I see the panic in some people’s eyes. I see the confusion. They seem to be saying, “What happened? I thought we were a Christian nation.”
The point of this blog post is not to debate if the Founding Fathers of the United States of America founded it as a Christian nation. The answer to that question seems to depend on the perspective from which one begins. Clearly, in the early 1800s, Christianity in its Protestant and comparatively speaking, evangelical form, had an enormous influence over the direction of the country. What some stand in shock of today, the loss of that influence, began gradually in the late 1800s, but it has accelerated exponentially in recent years. In other words, we shouldn’t be shocked.
Also, we should not panic. On one hand, we should not retreat from the public square, build walls around what remains of us, and scream and shout at those outside. The Pagan Empire that I refer to in the title is not the USA but rather the Roman Empire. Christianity has been in this situation before today. In fact, it thrived there. It may thrive again if we prove ourselves to be faithful, which brings me to the other hand.
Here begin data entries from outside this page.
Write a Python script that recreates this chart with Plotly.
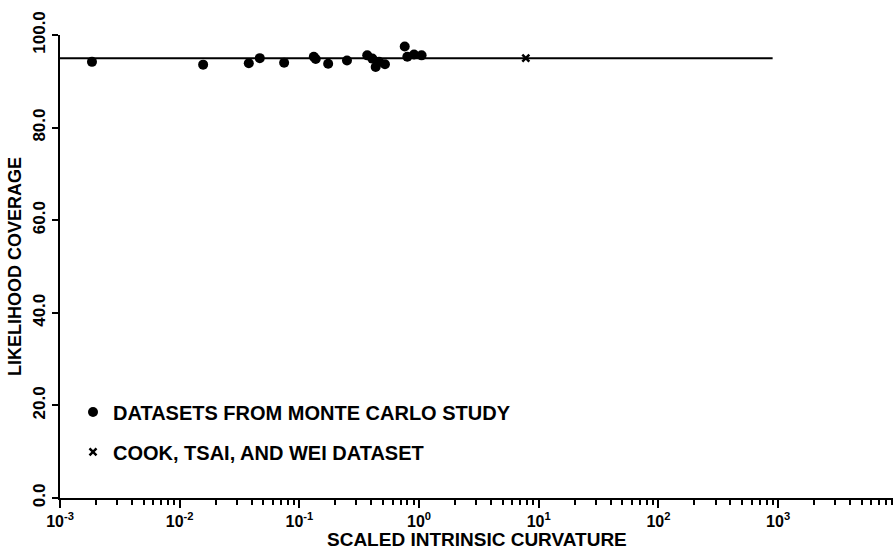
import plotly.graph_objects as go

# Monte Carlo datasets: scaled intrinsic curvature vs likelihood coverage (%)
mc_curvature = [0.00185, 0.0157, 0.0378, 0.0467, 0.0746, 0.132, 0.137, 0.174, 0.250,
                0.369, 0.407, 0.434, 0.463, 0.519, 0.759, 0.798, 0.908, 1.05]
mc_coverage = [94.2, 93.6, 93.9, 95.0, 94.0, 95.3, 94.8, 93.8, 94.5,
               95.6, 94.9, 93.1, 94.2, 93.7, 97.5, 95.3, 95.8, 95.6]

# Cook, Tsai and Wei dataset
ctw_curvature = [7.8]
ctw_coverage = [95.0]

# Nominal coverage level line
nominal_x = [0.001, 900]
nominal_y = [95, 95]

x_tickvals = [1e-3, 1e-2, 1e-1, 1e0, 1e1, 1e2, 1e3]
x_ticktext = ["10<sup>-3</sup>", "10<sup>-2</sup>", "10<sup>-1</sup>", "10<sup>0</sup>",
              "10<sup>1</sup>", "10<sup>2</sup>", "10<sup>3</sup>"]
y_tickvals = [0, 20, 40, 60, 80, 100]
y_ticktext = ["0.0", "20.0", "40.0", "60.0", "80.0", "100.0"]

minor_vals = [m * 10 ** e for e in range(-3, 4) for m in range(2, 10)]

FONT = "Liberation Sans, Arial, sans-serif"

fig = go.Figure()
fig.add_trace(go.Scatter(x=nominal_x, y=nominal_y, mode="lines",
                         line=dict(color="black", width=2), showlegend=False,
                         hoverinfo="skip"))
fig.add_trace(go.Scatter(x=mc_curvature, y=mc_coverage, mode="markers",
                         name="<b>DATASETS FROM MONTE CARLO STUDY</b>",
                         legendgroup="a",
                         marker=dict(symbol="circle", size=10, color="black")))
fig.add_trace(go.Scatter(x=ctw_curvature, y=ctw_coverage, mode="markers",
                         name="<b>COOK, TSAI, AND WEI DATASET</b>",
                         legendgroup="b",
                         marker=dict(symbol="x-thin", size=7, color="black",
                                     line=dict(color="black", width=2.5))))

fig.update_layout(
    width=893, height=552,
    margin=dict(l=60, r=0, t=35, b=54),
    paper_bgcolor="white", plot_bgcolor="white",
    font=dict(family=FONT, color="black"),
    legend=dict(x=0.0156, y=0.228, xanchor="left", yanchor="top",
                bgcolor="rgba(0,0,0,0)", font=dict(size=20, family=FONT),
                traceorder="grouped", tracegroupgap=11, itemsizing="trace"),
    annotations=[dict(text="<b>SCALED INTRINSIC CURVATURE</b>", xref="paper", yref="paper",
                      x=0.5, y=0, yshift=-41, xanchor="center", yanchor="middle",
                      showarrow=False, font=dict(size=19, family=FONT))],
)
fig.update_xaxes(type="log", range=[-3, 3.96], showgrid=False, zeroline=False,
                 showline=True, linecolor="black", linewidth=2,
                 ticks="outside", ticklen=8, tickwidth=2, tickcolor="black",
                 tickvals=x_tickvals, ticktext=["<b>%s</b>" % t for t in x_ticktext],
                 tickfont=dict(size=16, family=FONT),
                 minor=dict(ticks="outside", ticklen=5, tickwidth=1.5,
                            tickcolor="black", tickvals=minor_vals, showgrid=False))
fig.update_yaxes(range=[0, 100], showgrid=False, zeroline=False,
                 showline=True, linecolor="black", linewidth=2,
                 ticks="outside", ticklen=6, tickwidth=2, tickcolor="black",
                 tickvals=y_tickvals, ticktext=["<b>%s</b>" % t for t in y_ticktext],
                 tickangle=-90,
                 tickfont=dict(size=17, family=FONT),
                 title=dict(text="<b>LIKELIHOOD COVERAGE</b>", standoff=4,
                            font=dict(size=18, family=FONT)))

fig.write_html("out.html", post_script="document.body.style.margin='0';",
               config={"displayModeBar": False})
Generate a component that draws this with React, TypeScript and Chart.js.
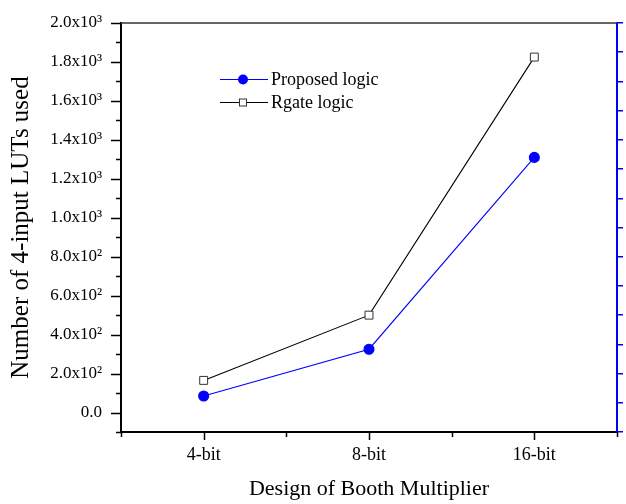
import React, { useEffect, useRef } from 'react';
import { Chart, registerables } from 'chart.js';

Chart.register(...registerables);

const categories = ['4-bit', '8-bit', '16-bit'];
const seriesNames = ['Proposed logic', 'Rgate logic'];
const proposedLogic = [85, 325, 1310];
const rgateLogic = [165, 500, 1825];
const yTickValues = [0, 200, 400, 600, 800, 1000, 1200, 1400, 1600, 1800, 2000];
const yTickLabels = ['0.0', '2.0x10²', '4.0x10²', '6.0x10²', '8.0x10²', '1.0x10³', '1.2x10³', '1.4x10³', '1.6x10³', '1.8x10³', '2.0x10³'];
const xTitle = 'Design of Booth Multiplier';
const yTitle = 'Number of 4-input LUTs used';

const FONT = "'Liberation Serif', 'Times New Roman', serif";
const BLUE = '#0000ff';

const decorPlugin = {
  id: 'decor',
  afterDraw(chart: any) {
    const { ctx, chartArea, scales } = chart;
    const xs = scales.x;
    const ys = scales.y;
    ctx.save();
    // top border
    ctx.strokeStyle = '#333';
    ctx.lineWidth = 1.5;
    ctx.beginPath();
    ctx.moveTo(chartArea.left, chartArea.top);
    ctx.lineTo(chartArea.right, chartArea.top);
    ctx.stroke();
    // left ticks
    ctx.strokeStyle = '#000';
    ctx.lineWidth = 1.5;
    for (let v = ys.min; v <= ys.max + 0.001; v += 100) {
      const y = Math.round(ys.getPixelForValue(v)) + 0.5;
      const len = v % 200 === 0 ? 10 : 5;
      ctx.beginPath();
      ctx.moveTo(chartArea.left - len, y);
      ctx.lineTo(chartArea.left, y);
      ctx.stroke();
    }
    // bottom ticks
    for (let v = xs.min; v <= xs.max + 0.001; v += 0.5) {
      const x = Math.round(xs.getPixelForValue(v)) + 0.5;
      const len = Number.isInteger(v) ? 8 : 5;
      ctx.beginPath();
      ctx.moveTo(x, chartArea.bottom);
      ctx.lineTo(x, chartArea.bottom + len);
      ctx.stroke();
    }
    // legend
    const ds = chart.data.datasets;
    const lx0 = 220, lx1 = 268, mx = 243, tx = 271;
    const rows = [79, 102];
    ctx.font = `18px ${FONT}`;
    ctx.textBaseline = 'middle';
    ctx.textAlign = 'left';
    ds.forEach((d: any, i: number) => {
      const y = rows[i];
      ctx.strokeStyle = d.borderColor;
      ctx.lineWidth = 1;
      ctx.beginPath();
      ctx.moveTo(lx0, y + 0.5);
      ctx.lineTo(lx1, y + 0.5);
      ctx.stroke();
      if (d.pointStyle === 'circle') {
        ctx.fillStyle = d.pointBackgroundColor;
        ctx.beginPath();
        ctx.arc(mx, y + 0.5, 5, 0, Math.PI * 2);
        ctx.fill();
      } else {
        ctx.fillStyle = '#fff';
        ctx.strokeStyle = '#333';
        ctx.fillRect(mx - 3.5, y - 3, 7, 7);
        ctx.strokeRect(mx - 3.5, y - 3, 7, 7);
      }
      ctx.fillStyle = '#000';
      ctx.fillText(d.label, tx, y + 1);
    });
    ctx.restore();
  },
};

export default function App() {
  const ref = useRef<HTMLCanvasElement>(null);
  useEffect(() => {
    document.body.style.margin = '0';
    const canvas = ref.current!;
    const chart = new Chart(canvas, {
      type: 'line',
      data: {
        datasets: [
          {
            label: seriesNames[0],
            data: categories.map((_, i) => ({ x: i + 1, y: proposedLogic[i] })),
            borderColor: BLUE,
            backgroundColor: BLUE,
            pointBackgroundColor: BLUE,
            pointBorderColor: BLUE,
            pointStyle: 'circle',
            pointRadius: 5,
            borderWidth: 1.1,
            tension: 0,
          },
          {
            label: seriesNames[1],
            data: categories.map((_, i) => ({ x: i + 1, y: rgateLogic[i] })),
            borderColor: '#000',
            backgroundColor: '#fff',
            pointBackgroundColor: '#fff',
            pointBorderColor: '#333',
            pointBorderWidth: 1,
            pointStyle: 'rect',
            pointRadius: 5.6,
            borderWidth: 1.1,
            tension: 0,
          },
        ],
      },
      options: {
        animation: false,
        responsive: false,
        devicePixelRatio: 1,
        layout: { autoPadding: false, padding: { top: 23, left: 0, right: 0, bottom: 0 } },
        plugins: { legend: { display: false }, tooltip: { enabled: false } },
        scales: {
          x: {
            type: 'linear',
            min: 0.5,
            max: 3.5,
            afterFit: (s: any) => { s.height = 72; s.paddingLeft = 0; s.paddingRight = 0; },
            ticks: {
              stepSize: 0.5,
              autoSkip: false,
              maxRotation: 0,
              padding: 12,
              color: '#000',
              font: { family: FONT, size: 18 },
              callback: (v: any) => (Number.isInteger(v) ? categories[v - 1] : ''),
            },
            grid: { display: true, drawOnChartArea: false, drawTicks: false },
            border: { display: true, color: '#000', width: 2 },
            title: { display: true, text: xTitle, color: '#000', font: { family: FONT, size: 22 }, padding: { top: 2, bottom: 2 } },
          },
          y: {
            type: 'linear',
            position: 'left',
            min: -100,
            max: 2000,
            afterFit: (s: any) => { s.width = 121; s.paddingTop = 0; s.paddingBottom = 0; },
            ticks: {
              stepSize: 100,
              autoSkip: false,
              padding: 19,
              color: '#000',
              font: { family: FONT, size: 17 },
              callback: (v: any) => {
                const i = yTickValues.indexOf(v);
                return i >= 0 ? yTickLabels[i] : '';
              },
            },
            grid: { display: true, drawOnChartArea: false, drawTicks: false },
            border: { display: true, color: '#000', width: 2 },
            title: { display: true, text: yTitle, color: '#000', font: { family: FONT, size: 25 }, padding: { top: 6, bottom: 0 } },
          },
          y2: {
            type: 'linear',
            position: 'right',
            min: -100,
            max: 2000,
            afterFit: (s: any) => { s.width = 9; s.paddingTop = 0; s.paddingBottom = 0; },
            ticks: { stepSize: 150, display: false, autoSkip: false },
            grid: { display: true, drawOnChartArea: false, drawTicks: true, tickLength: 6, color: BLUE, lineWidth: 1.5 },
            border: { display: true, color: BLUE, width: 2 },
          },
        },
      },
      plugins: [decorPlugin],
    } as any);
    return () => chart.destroy();
  }, []);
  return (
    <div style={{ width: 626, height: 504 }}>
      <canvas ref={ref} width={626} height={504} />
    </div>
  );
}
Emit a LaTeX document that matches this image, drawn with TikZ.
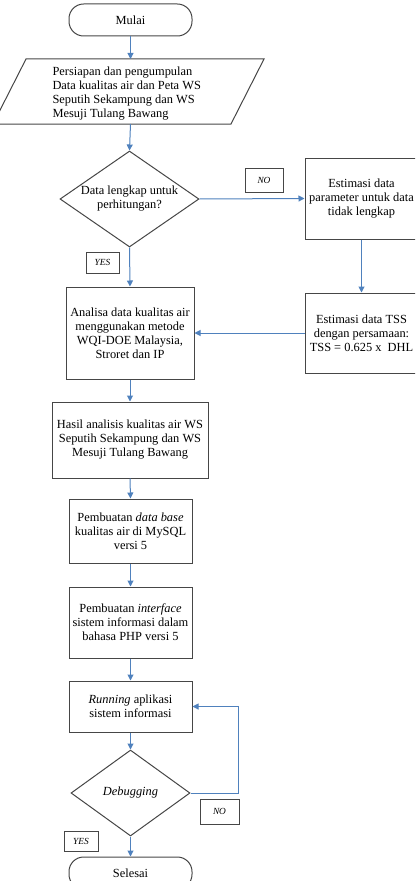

We must not give in to the temptation to compromise with the world, to heed the call to “modernize” or “post-modernize” or whatever philosophy rules this month. So-called progressive Christians who encourage us to compromise with the world so that we can continue to have a voice are terribly deceived. First of all, to compromise Biblical truth in exchange for worldly influence (yes, some conservative, fundamental Christians are guilty of this as well) is not progress but regression. Also, historically, such assumptions have proven false. Sociologists Peter Finke and Rodney Starke in their book, The Churching of America 1776-2005, point out that the churches that thrived in the USA were “aggressive churches committed to vivid otherworldliness.”(Finke and Starke, 2005, p. 1) They also assert that those churches and denominations that “rejected traditional doctrines” and “ceased to make serious demands of their followers” declined.
So, the the first step for Christians and churches to thrive in our present situation is to accept it for one it is. We are one voice among many competing voices, some of which also claim to speak for Christianity. We live in a pluralistic nation, but we do not accept pluralism. (For a more in-depth discussion of that last sentence please find and read the book that I reviewed here.) Yet, we have the right to speak (at least for now) and to proclaim the gospel of our Lord and Savior, Jesus Christ. Let us do so faithfully and boldly. And let us learn from Scripture–from those who came before us–how to live as Christians in a “pagan” world.
Over the next several days or weeks (I don’t know yet), I will write blog posts about Scripture passages that speak to how we should relate to government and society, even when both stand against us. Today, I dealt with the first step we must take–accept reality for what it is. We do not live in a Christian nation, nor do Christians have the influence that they once enjoyed.
Our priority is to share the Gospel and make disciples. But the Bible says other things about how to relate to those around us. What will follow are steps that have no particular order. I hope to write a blog post on each one.
- Pray for leaders, for our nation, and for the church.
- What the Bible says about paying taxes.
- What the Bible says about obeying laws.
- What the Bible says about doing right to all people.
- What the Bible says about the priority of obeying God above all others.
- What happens when the price for following God is high.
*Yes, I am using Christian here to refer to conservative, evangelical Christianity. Yes, I know there is a broader meaning. I do not mean to exclude so much as not to have to explain what I mean in every paragraph.